La pellicola di Gianfranco Rosi è una lunga intervista a un killer messicano di Ciudad Juarez affiliato al cartello della droga. Ha ucciso più di 500 persone e sulla sua testa pende una taglia da 250mila dollari
Arruolato dai narcos giovanissimo, diventa comandante della polizia statale di Chihuahua dove riceve l’addestramento necessario per la sua professione di assassino a pagamento, dimostrando i legami fra la criminalità e alcuni settori dello Stato.
Oggi, il sicario, dopo un’“illuminazione religiosa”che dopo varie vicissitudini lo convince a cambiare vita, cerca la sua redenzione, libero e impunito. Il tutto è sottolineato dalla maniacale grafomania del protagonista che riversa su un quaderno i concetti chiave del suo racconto.
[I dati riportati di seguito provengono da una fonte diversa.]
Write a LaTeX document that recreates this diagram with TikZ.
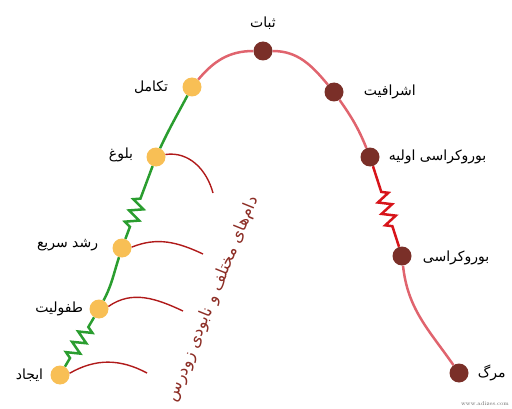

Rosi è in contatto con Charles Bowden, giornalista freelance che da oltre 20 anni si occupa di criminalità al confine tra Messico e States. Nel 2009 per Harper’s Magazine il cronista scrive un articolo sugli avvenimenti di violenza a Ciudad Juarez, la città più violenta del mondo (5316 morti da gennaio 2009 a febbraio 2011) e, in particolare, intervista un assassino su cui pende una taglia da 250.000 dollari. Il regista rimane scosso dal pezzo e chiede a Bowden di incontrare il killer. L’uomo si trova in gravi condizioni economiche e per realizzare la video-intervista chiede di essere pagato. “Ci ha detto – racconta Rosi – ‘Io di solito guadagno 4000 dollari per uccidere (to shoot) un individuo, vi chiedo 4000 dollari perché voi mi filmiate (to shoot me!)’”.
Il film-maker si presenta il giorno dell’appuntamento con il denaro in una valigetta prestatigli dal suo montatore Jacopo Quadri. Cosi nasce “El sicario, Room 164”. Anche la location scelta per le riprese è importante: si tratta della stessa stanza d’albergo in cui il criminale ha eseguito diversi sequestri, molti dei quali conclusi con un omicidio.
Il regista è animato dalla volontà di indagare la natura umana, ma anche di restituircela nella sua veridicità astenendosi dal giudizio e lo fa con pochi elementi. Egli stesso dichiara che il suo è stato un lavoro di sottrazione: doveva essere un documentario su 4 storie messicane, “ma alla fine la potenza del racconto di quest’uomo a volto coperto ha offuscato tutte le altre”.
Lo spettatore riesce solo a immaginare ciò che viene raccontato. Nel film il protagonista (per giunta con un cappuccio che gli nasconde il viso) parla di strategie criminali, sequestri e omicidi illustrando il tutto con disegni e parole chiave sul suo quaderno. E’ il trionfo del non visto: un racconto in cui non si vede chi e nemmeno di cosa parla. Ciò nonostante si riesce a immaginare tutto. Bastano le parole per descrivere l’orrore: “Sotto un gigantesco recipiente con l’acqua bollente, li (le vittime, ndr) calavamo a poco a poco con una corda e, quando perdevano i sensi, li tiravamo su. Gli arti che si erano cotti li tagliavamo via”.
E allora ci si chiede che cosa sia vero e quanto del racconto dell’assassino, dalle doti oratorie incredibili, sia il frutto dell’esaltazione del suo ego. Ma Rosi fa un patto con lo spettatore, propone una storia come autentica e chiede al pubblico in sala di credergli.